• [Data extract]:
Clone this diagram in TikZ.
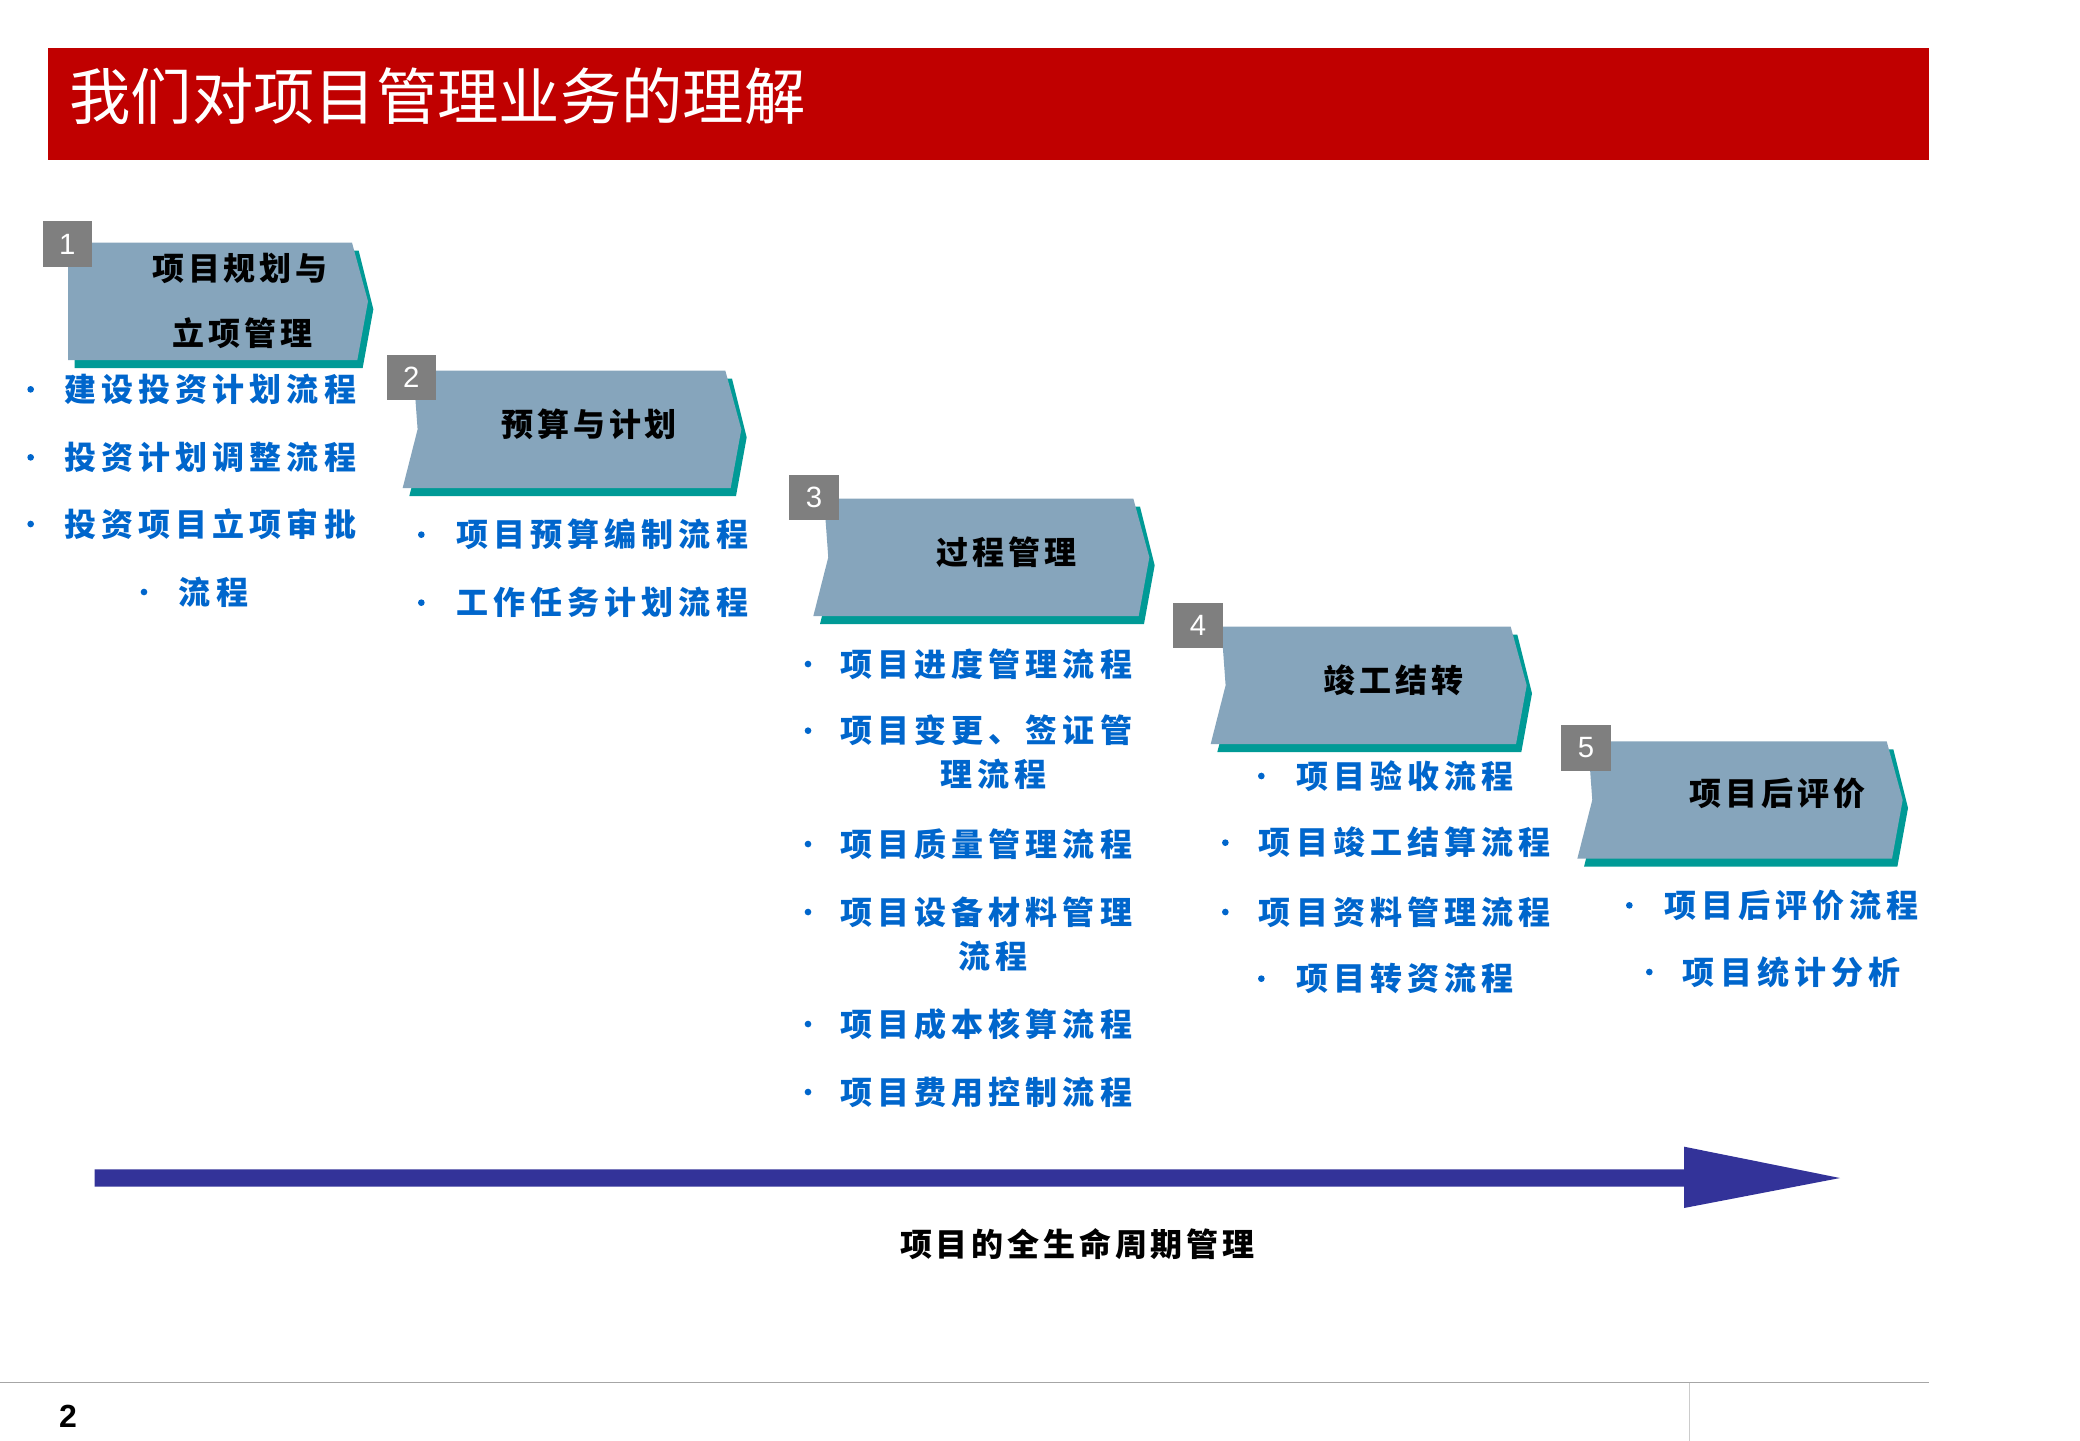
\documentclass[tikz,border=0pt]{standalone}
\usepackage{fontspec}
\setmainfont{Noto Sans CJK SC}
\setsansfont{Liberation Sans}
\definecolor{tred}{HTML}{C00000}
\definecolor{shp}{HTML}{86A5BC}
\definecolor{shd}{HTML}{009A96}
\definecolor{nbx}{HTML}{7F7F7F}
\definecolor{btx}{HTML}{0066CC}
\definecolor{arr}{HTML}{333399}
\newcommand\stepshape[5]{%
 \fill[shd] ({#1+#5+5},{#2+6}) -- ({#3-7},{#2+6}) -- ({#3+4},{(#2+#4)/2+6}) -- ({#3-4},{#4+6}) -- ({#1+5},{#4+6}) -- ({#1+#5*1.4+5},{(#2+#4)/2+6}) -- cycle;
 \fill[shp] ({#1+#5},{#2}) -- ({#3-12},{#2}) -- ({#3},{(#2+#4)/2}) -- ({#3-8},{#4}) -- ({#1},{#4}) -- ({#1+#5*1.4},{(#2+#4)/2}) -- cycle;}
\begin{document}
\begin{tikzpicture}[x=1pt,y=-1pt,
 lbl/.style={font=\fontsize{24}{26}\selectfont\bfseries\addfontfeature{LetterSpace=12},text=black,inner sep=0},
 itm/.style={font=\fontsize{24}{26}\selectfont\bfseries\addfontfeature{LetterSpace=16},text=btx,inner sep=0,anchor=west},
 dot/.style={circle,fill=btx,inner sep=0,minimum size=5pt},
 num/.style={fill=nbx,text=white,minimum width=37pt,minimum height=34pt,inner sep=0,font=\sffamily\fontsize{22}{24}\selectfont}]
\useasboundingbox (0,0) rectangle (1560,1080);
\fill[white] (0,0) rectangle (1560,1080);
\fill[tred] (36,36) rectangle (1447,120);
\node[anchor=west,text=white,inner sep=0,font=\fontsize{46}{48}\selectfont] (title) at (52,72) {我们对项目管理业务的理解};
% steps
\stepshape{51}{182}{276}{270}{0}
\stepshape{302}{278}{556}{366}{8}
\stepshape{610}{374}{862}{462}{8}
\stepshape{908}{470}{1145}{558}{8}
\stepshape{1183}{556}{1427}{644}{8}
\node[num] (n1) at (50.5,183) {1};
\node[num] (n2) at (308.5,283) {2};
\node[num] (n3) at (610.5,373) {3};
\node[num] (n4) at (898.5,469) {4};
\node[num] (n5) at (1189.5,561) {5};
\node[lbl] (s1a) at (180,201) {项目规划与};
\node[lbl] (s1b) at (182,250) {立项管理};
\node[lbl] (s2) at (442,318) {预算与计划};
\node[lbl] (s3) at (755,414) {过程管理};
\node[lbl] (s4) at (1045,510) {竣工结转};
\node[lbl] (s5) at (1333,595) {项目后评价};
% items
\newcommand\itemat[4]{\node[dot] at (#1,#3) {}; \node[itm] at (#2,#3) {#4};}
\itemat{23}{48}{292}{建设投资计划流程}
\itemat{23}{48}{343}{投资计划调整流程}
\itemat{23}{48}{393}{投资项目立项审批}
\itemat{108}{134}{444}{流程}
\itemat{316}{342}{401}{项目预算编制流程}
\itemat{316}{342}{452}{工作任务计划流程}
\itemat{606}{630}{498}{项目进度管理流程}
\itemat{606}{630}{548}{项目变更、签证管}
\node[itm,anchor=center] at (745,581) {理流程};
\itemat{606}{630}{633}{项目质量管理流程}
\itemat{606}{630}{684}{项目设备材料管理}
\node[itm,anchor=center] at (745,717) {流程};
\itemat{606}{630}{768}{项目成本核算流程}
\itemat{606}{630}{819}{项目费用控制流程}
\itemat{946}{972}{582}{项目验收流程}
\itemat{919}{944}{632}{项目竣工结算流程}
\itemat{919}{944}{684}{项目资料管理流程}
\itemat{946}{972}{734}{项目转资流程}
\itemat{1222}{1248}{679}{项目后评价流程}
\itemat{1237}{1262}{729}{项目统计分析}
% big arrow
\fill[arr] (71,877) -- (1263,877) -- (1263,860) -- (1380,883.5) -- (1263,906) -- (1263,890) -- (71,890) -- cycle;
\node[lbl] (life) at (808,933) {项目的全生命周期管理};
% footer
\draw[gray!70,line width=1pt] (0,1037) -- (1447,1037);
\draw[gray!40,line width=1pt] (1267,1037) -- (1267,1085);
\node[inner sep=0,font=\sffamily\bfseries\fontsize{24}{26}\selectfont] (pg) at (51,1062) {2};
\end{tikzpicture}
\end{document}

• [Prompt]:
Output the lines above in full and exactly as given, omitting any pictures.

• [Output for this task]:
Clone this diagram in TikZ.
\documentclass[tikz,border=0pt]{standalone}
\usepackage{fontspec}
\setmainfont{Noto Sans CJK SC}
\setsansfont{Liberation Sans}
\definecolor{tred}{HTML}{C00000}
\definecolor{shp}{HTML}{86A5BC}
\definecolor{shd}{HTML}{009A96}
\definecolor{nbx}{HTML}{7F7F7F}
\definecolor{btx}{HTML}{0066CC}
\definecolor{arr}{HTML}{333399}
\newcommand\stepshape[5]{%
 \fill[shd] ({#1+#5+5},{#2+6}) -- ({#3-7},{#2+6}) -- ({#3+4},{(#2+#4)/2+6}) -- ({#3-4},{#4+6}) -- ({#1+5},{#4+6}) -- ({#1+#5*1.4+5},{(#2+#4)/2+6}) -- cycle;
 \fill[shp] ({#1+#5},{#2}) -- ({#3-12},{#2}) -- ({#3},{(#2+#4)/2}) -- ({#3-8},{#4}) -- ({#1},{#4}) -- ({#1+#5*1.4},{(#2+#4)/2}) -- cycle;}
\begin{document}
\begin{tikzpicture}[x=1pt,y=-1pt,
 lbl/.style={font=\fontsize{24}{26}\selectfont\bfseries\addfontfeature{LetterSpace=12},text=black,inner sep=0},
 itm/.style={font=\fontsize{24}{26}\selectfont\bfseries\addfontfeature{LetterSpace=16},text=btx,inner sep=0,anchor=west},
 dot/.style={circle,fill=btx,inner sep=0,minimum size=5pt},
 num/.style={fill=nbx,text=white,minimum width=37pt,minimum height=34pt,inner sep=0,font=\sffamily\fontsize{22}{24}\selectfont}]
\useasboundingbox (0,0) rectangle (1560,1080);
\fill[white] (0,0) rectangle (1560,1080);
\fill[tred] (36,36) rectangle (1447,120);
\node[anchor=west,text=white,inner sep=0,font=\fontsize{46}{48}\selectfont] (title) at (52,72) {我们对项目管理业务的理解};
% steps
\stepshape{51}{182}{276}{270}{0}
\stepshape{302}{278}{556}{366}{8}
\stepshape{610}{374}{862}{462}{8}
\stepshape{908}{470}{1145}{558}{8}
\stepshape{1183}{556}{1427}{644}{8}
\node[num] (n1) at (50.5,183) {1};
\node[num] (n2) at (308.5,283) {2};
\node[num] (n3) at (610.5,373) {3};
\node[num] (n4) at (898.5,469) {4};
\node[num] (n5) at (1189.5,561) {5};
\node[lbl] (s1a) at (180,201) {项目规划与};
\node[lbl] (s1b) at (182,250) {立项管理};
\node[lbl] (s2) at (442,318) {预算与计划};
\node[lbl] (s3) at (755,414) {过程管理};
\node[lbl] (s4) at (1045,510) {竣工结转};
\node[lbl] (s5) at (1333,595) {项目后评价};
% items
\newcommand\itemat[4]{\node[dot] at (#1,#3) {}; \node[itm] at (#2,#3) {#4};}
\itemat{23}{48}{292}{建设投资计划流程}
\itemat{23}{48}{343}{投资计划调整流程}
\itemat{23}{48}{393}{投资项目立项审批}
\itemat{108}{134}{444}{流程}
\itemat{316}{342}{401}{项目预算编制流程}
\itemat{316}{342}{452}{工作任务计划流程}
\itemat{606}{630}{498}{项目进度管理流程}
\itemat{606}{630}{548}{项目变更、签证管}
\node[itm,anchor=center] at (745,581) {理流程};
\itemat{606}{630}{633}{项目质量管理流程}
\itemat{606}{630}{684}{项目设备材料管理}
\node[itm,anchor=center] at (745,717) {流程};
\itemat{606}{630}{768}{项目成本核算流程}
\itemat{606}{630}{819}{项目费用控制流程}
\itemat{946}{972}{582}{项目验收流程}
\itemat{919}{944}{632}{项目竣工结算流程}
\itemat{919}{944}{684}{项目资料管理流程}
\itemat{946}{972}{734}{项目转资流程}
\itemat{1222}{1248}{679}{项目后评价流程}
\itemat{1237}{1262}{729}{项目统计分析}
% big arrow
\fill[arr] (71,877) -- (1263,877) -- (1263,860) -- (1380,883.5) -- (1263,906) -- (1263,890) -- (71,890) -- cycle;
\node[lbl] (life) at (808,933) {项目的全生命周期管理};
% footer
\draw[gray!70,line width=1pt] (0,1037) -- (1447,1037);
\draw[gray!40,line width=1pt] (1267,1037) -- (1267,1085);
\node[inner sep=0,font=\sffamily\bfseries\fontsize{24}{26}\selectfont] (pg) at (51,1062) {2};
\end{tikzpicture}
\end{document}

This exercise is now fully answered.